Las breves escenas de costumbres, bien descritas, bien narradas en una delicada prosa poética modernista, han hecho el deleite de mis sentidos. Echaba de menos una línea estilizada de estas características. De hecho, he cobrado (triste) consciencia de cómo la prosa hoy en día se ha vuelto chata, hueca, directa como un puñetazo en las vísceras, sin el gusto por ese baile de consonantes y vocales, de palabras besándose con palabras, sin medir el número que suman, solo dejándose llevar, a veces truncando el orden habitual, a veces llanas como el andalú de los personajes. Me doy cuenta de que ya no está de moda ese tipo de frase. Seguramente en los talleres a los que asisten muchos de los actuales escritores best-seller se recomiende sujeto-verbo-objeto y la estructura simple por encima de la tan castiza subordinada. Que eso no nos haga, sin embargo, olvidar lo muy musical que puede llegar a ser la ola de un verbo concatenado a otro y a otro. Y a otro. Jiménez logra el equilibrio de forma natural.

Es necesario dejarse mecer, como lector, en este vaivén de letras que construyen pequeñas historias, en ocasiones simples retablos estáticos que evocan sentimientos en el yo poético, sin siquiera un conato narrativo. Se organizan (per)siguiendo las cuatro estaciones en orden cíclico, desde el final de un invierno hasta casi tocar el final del siguiente, durante las cuales el protagonista camina junto a su burro Platero, sin prisa, pero sin pausa, dejándose llevar por aquello con lo que topa: un hecho común, un recuerdo, un accidente, una flor, un pájaro… Transcribo una de esas secuencias, la CIV, pues todas y cada una de ellas son irreproducibles si no se hace con las palabras orijinales:

«¡Qué de hojas han caído la noche pasada, Platero! Parece que los árboles han dado una vuelta y tienen la copa en el suelo y en el cielo las raíces, en un anhelo de sembrarse en él. Mira ese chopo: parece Lucía, la muchacha titiritera del circo, cuando derramada la cabellera de fuego en la alfombra, levanta, unidas, sus finas piernas bellas, que alarga la malla gris.

Ahora, Platero, desde la desnudez de las ramas, los pájaros nos verán entre las hojas de oro, como nosotros los veíamos a ellos entre las hojas verdes, en la primavera.
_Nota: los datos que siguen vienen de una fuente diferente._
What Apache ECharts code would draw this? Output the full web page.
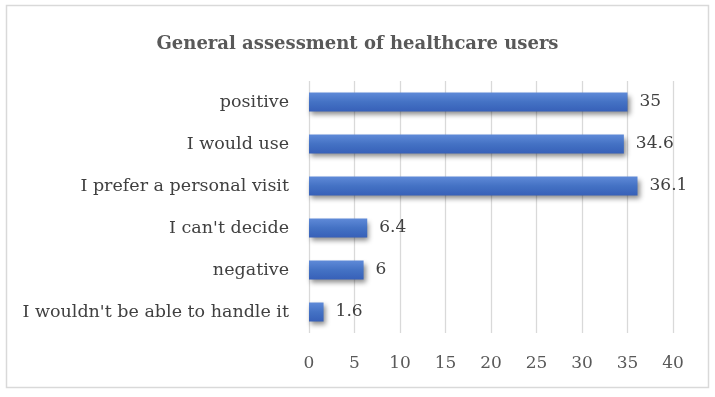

La canción suave que antes cantaron las hojas arriba, ¡en qué seca oración arrastrada se ha tornado abajo!

¿Ves el campo, Platero, todo lleno de hojas secas? Cuando volvamos por aquí, el domingo que viene, no verás una sola. No sé dónde se mueren. Los pájaros, en su amor de la primavera, han debido decirles el secreto de ese morir bello y oculto, que no tendremos tú ni yo, Platero…» (páj. 207).
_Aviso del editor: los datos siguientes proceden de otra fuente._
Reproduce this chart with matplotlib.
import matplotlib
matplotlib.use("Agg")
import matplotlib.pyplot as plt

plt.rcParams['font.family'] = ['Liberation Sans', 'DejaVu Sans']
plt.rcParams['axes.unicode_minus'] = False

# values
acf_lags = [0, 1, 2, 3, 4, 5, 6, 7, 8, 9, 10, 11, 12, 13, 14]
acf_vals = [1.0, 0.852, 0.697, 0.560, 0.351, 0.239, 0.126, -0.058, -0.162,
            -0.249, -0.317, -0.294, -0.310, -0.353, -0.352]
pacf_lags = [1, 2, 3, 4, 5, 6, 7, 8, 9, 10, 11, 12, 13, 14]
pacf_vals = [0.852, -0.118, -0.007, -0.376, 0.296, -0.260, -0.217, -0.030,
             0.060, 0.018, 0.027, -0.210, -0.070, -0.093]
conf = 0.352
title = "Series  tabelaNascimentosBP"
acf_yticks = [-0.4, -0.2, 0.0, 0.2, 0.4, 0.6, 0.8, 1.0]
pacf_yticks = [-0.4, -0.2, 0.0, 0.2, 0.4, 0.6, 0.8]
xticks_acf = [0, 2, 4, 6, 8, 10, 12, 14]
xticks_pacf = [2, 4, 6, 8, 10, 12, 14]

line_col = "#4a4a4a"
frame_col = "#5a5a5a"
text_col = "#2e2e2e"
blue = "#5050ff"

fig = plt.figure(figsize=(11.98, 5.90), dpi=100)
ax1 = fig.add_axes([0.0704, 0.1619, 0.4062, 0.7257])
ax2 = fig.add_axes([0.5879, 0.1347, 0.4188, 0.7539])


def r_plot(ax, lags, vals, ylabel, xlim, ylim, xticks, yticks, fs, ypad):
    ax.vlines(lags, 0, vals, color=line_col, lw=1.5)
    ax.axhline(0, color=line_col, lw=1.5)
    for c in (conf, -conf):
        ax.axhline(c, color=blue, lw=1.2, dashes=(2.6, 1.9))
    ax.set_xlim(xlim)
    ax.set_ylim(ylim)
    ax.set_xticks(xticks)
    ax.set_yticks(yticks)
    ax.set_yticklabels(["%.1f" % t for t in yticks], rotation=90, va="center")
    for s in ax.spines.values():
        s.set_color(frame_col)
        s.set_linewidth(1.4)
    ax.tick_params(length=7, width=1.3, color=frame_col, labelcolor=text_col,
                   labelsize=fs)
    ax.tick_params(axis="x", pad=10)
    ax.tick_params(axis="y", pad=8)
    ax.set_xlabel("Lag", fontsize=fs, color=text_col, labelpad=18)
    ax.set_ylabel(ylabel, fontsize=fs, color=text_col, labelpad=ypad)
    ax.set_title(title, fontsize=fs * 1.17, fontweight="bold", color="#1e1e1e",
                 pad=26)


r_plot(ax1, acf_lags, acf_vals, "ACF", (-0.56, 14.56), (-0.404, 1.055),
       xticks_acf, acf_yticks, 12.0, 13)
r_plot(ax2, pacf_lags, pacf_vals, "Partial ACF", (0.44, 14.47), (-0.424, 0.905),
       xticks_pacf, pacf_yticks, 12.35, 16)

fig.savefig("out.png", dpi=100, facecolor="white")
El contraste de una a otra escena puede quitar el aliento: la contemplación de las rosas del Ángelus puede llevar, en la pájina siguiente, al moridero de los animales abandonados; la mirada fija en el encanto de la casa de enfrente evoca, después, la muerte de un niño del pueblo; el revoloteo de la mariposa, a la del propio Platero. No es de extrañar que el primer editor del libro, Francisco Acebal, a cargo de la biblioteca Juventud de la editorial La Lectura, en su lecho de muerte, todavía recordara y citara ante el propio Juan Ramón los ‘versos’ finales del deceso: «Por la cuadra en silencio, encendiéndose cada vez que pasaba por el rayo de sol de la ventanilla, revolaba una bella mariposa de tres colores…» (páj. 236).
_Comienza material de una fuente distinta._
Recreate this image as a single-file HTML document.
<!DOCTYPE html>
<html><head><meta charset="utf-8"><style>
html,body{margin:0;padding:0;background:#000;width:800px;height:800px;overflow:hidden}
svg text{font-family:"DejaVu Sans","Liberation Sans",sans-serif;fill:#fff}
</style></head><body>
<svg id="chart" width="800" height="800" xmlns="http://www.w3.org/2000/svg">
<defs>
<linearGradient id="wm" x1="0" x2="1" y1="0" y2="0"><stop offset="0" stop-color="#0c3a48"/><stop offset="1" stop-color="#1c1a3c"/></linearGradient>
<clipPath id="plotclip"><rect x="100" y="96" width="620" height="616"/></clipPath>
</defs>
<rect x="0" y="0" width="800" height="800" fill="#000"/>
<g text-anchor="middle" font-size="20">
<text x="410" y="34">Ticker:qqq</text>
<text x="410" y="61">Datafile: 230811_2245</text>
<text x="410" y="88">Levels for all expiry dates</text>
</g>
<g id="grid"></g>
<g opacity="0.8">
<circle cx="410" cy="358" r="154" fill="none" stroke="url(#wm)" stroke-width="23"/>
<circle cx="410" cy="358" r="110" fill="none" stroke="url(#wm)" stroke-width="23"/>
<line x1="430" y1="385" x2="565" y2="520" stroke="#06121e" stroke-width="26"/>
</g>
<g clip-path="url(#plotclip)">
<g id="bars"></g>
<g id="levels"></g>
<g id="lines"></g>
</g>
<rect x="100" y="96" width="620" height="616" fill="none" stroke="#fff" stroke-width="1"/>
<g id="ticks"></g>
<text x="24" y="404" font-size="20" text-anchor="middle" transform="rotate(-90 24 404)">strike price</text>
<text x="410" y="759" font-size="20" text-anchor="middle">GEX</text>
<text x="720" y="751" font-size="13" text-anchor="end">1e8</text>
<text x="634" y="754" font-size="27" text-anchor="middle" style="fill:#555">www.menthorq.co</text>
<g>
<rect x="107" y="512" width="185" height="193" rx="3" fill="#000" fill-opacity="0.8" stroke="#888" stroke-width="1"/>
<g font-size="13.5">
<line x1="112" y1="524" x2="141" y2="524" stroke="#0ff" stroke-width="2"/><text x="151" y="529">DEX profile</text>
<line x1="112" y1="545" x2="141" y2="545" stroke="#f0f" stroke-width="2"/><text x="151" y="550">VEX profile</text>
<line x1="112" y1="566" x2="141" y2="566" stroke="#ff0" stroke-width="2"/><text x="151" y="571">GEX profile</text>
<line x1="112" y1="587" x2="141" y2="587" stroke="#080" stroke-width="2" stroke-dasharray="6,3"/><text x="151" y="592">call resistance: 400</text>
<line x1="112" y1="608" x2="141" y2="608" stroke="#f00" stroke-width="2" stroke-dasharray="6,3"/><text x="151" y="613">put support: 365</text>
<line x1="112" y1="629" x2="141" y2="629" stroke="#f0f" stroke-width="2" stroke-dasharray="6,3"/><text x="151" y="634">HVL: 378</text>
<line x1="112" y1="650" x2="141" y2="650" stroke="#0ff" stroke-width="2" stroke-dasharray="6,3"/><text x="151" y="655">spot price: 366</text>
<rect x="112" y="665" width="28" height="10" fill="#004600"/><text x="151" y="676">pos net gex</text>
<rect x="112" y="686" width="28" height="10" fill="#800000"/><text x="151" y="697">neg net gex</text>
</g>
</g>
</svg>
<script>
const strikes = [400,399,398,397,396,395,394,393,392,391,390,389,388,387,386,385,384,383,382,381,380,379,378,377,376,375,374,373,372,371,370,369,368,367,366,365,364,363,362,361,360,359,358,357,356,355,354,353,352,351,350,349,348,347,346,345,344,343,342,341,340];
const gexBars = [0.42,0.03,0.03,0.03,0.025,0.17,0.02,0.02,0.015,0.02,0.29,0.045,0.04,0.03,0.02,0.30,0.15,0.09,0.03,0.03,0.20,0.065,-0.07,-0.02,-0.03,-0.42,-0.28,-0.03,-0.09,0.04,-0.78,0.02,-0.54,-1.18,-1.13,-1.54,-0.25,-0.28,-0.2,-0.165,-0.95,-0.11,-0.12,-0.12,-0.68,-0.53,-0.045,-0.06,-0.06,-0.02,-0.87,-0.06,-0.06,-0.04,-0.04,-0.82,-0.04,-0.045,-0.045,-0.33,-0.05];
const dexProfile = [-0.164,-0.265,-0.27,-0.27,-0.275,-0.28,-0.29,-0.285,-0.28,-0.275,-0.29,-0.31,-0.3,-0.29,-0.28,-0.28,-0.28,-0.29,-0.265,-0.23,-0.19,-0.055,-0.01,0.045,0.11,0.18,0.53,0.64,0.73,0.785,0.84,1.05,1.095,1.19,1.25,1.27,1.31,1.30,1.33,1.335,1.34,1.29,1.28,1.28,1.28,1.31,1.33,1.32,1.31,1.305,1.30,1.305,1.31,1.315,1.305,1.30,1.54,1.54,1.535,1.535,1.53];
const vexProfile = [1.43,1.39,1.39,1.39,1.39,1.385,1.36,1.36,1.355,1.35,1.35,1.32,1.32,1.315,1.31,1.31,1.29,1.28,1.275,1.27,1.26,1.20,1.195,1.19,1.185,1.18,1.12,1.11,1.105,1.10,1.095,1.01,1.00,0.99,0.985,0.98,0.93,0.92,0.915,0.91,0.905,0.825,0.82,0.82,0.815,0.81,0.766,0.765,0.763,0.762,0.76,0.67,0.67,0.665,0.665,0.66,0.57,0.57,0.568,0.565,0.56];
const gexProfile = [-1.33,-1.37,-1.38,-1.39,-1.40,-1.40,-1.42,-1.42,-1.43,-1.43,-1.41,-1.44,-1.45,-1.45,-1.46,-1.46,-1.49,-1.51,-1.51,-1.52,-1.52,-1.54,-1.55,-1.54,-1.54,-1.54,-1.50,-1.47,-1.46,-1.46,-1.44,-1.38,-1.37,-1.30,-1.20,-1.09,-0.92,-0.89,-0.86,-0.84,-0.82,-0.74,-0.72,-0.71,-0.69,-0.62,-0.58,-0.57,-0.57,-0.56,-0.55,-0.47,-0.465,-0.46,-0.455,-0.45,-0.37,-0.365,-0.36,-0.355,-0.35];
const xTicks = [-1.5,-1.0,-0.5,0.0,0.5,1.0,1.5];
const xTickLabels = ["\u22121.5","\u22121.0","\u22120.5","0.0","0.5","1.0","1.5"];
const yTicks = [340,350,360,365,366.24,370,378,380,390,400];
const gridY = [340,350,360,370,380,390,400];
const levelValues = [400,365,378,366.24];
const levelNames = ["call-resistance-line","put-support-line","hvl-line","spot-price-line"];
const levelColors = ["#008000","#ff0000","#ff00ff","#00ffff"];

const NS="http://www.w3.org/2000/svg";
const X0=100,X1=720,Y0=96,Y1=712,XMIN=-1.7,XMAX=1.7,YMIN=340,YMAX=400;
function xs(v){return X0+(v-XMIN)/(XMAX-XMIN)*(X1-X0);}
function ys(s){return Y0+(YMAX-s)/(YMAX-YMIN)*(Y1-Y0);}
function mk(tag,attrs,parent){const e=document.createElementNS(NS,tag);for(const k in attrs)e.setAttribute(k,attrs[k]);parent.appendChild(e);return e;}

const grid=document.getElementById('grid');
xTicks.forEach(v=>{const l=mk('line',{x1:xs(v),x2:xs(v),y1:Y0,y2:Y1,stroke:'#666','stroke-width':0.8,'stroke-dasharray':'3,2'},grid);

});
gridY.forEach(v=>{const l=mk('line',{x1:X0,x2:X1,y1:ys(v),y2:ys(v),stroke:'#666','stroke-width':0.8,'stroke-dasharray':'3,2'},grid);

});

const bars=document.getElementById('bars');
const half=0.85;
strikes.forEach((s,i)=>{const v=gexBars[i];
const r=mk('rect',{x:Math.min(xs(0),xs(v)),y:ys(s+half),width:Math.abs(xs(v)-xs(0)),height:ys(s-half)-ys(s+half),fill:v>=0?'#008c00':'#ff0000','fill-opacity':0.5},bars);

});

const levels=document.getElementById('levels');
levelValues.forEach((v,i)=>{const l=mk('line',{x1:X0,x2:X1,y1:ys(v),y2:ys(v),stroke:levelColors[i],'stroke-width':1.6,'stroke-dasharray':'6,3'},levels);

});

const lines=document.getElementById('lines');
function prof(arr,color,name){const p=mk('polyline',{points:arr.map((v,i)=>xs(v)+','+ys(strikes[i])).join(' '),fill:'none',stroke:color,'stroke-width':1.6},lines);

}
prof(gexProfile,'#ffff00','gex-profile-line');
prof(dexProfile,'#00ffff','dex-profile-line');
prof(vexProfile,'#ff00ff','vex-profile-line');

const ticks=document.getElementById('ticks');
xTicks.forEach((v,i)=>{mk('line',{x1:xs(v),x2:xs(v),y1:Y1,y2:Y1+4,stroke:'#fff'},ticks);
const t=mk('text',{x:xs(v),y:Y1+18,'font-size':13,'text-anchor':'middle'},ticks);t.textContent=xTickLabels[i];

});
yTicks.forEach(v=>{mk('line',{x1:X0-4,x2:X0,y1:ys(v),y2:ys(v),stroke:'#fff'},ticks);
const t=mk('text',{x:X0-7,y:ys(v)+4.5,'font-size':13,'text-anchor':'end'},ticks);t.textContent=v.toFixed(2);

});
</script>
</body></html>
No se puede añadir mucho más. La lectura es necesario hacerla, pero, ¿por qué no se hace? ¿Por qué un libro de tal belleza -estética, narrativa, descriptiva, simbólica, fáctica- da la sensación de que está limitada a las bibliotecas de filólogos? ¿Cómo un libro, que fue destinado inicialmente a lectura infantil, hoy pasa completamente desapercibido, sea para niños o para adultos? Seguramente los propios profesores seamos culpables de esta omisión. Y probablemente se pueda justificar usando criterios lójicos. Incluso aceptables.

¿Por qué no se lee Platero?

Es un libro cuya comprensión resulta difícil de evaluar, si no se hace desde los parámetros de un análisis literario. Y para eso no hace falta leer el libro entero: probablemente haya fragmentos corriendo en los libros de texto, con sus debidas preguntas, mediante las que se pretenderá guiar al alumnado para que encuentre segundos significados o, entre líneas, las características del Modernismo. Incluso se podrá aducir que no es un libro que pueda leerse de forma rápida. Con unos estudiantes saturados por materias de las que (de)pende su futuro inmediato y con modelos de exámenes ‘estándarmente’ cuadriculados, no hay tiempo para una lectura pausada, que vuelva sobre escenas ya leídas, que no avanza más que cinco o seis en cada sentada, que requiere detenerse, mirar al techo, reflexionar, volver a empezar… ¿Qué docente se atreverá a incluir una lectura así en sus programaciones? ¿En sus planificaciones y cronogramas? Por no citar también cierto pudor -¿pavor?- que existe entre algunos profesores a la hora de incluir ‘clásicos’ tan ‘clásicos’.

Pero entonces se habrá perdido la majia de una lectura que evoca la nostaljia de la infancia, la belleza de lo simple, la pureza de la amistad, el gusto por la palabra… Y podría seguir haciendo paralelismos básicos como estos sin detenerme. Platero y yo ha de volver a los listados de Secundaria y Bachillerato, a los catálogos de recomendaciones de los libreros, a las novedades en las revistas especializadas, de donde no debería haberse ido en uno de esos paseos de flâneur con el que imajino que el protagonista con su burro dejaron la caja cuadrada de escritura para salirse por un marjen, como si fuera la marjen de un río, y pasear por ella. Pero, «Platero, tú nos ves, ¿verdad?» (páj. 237).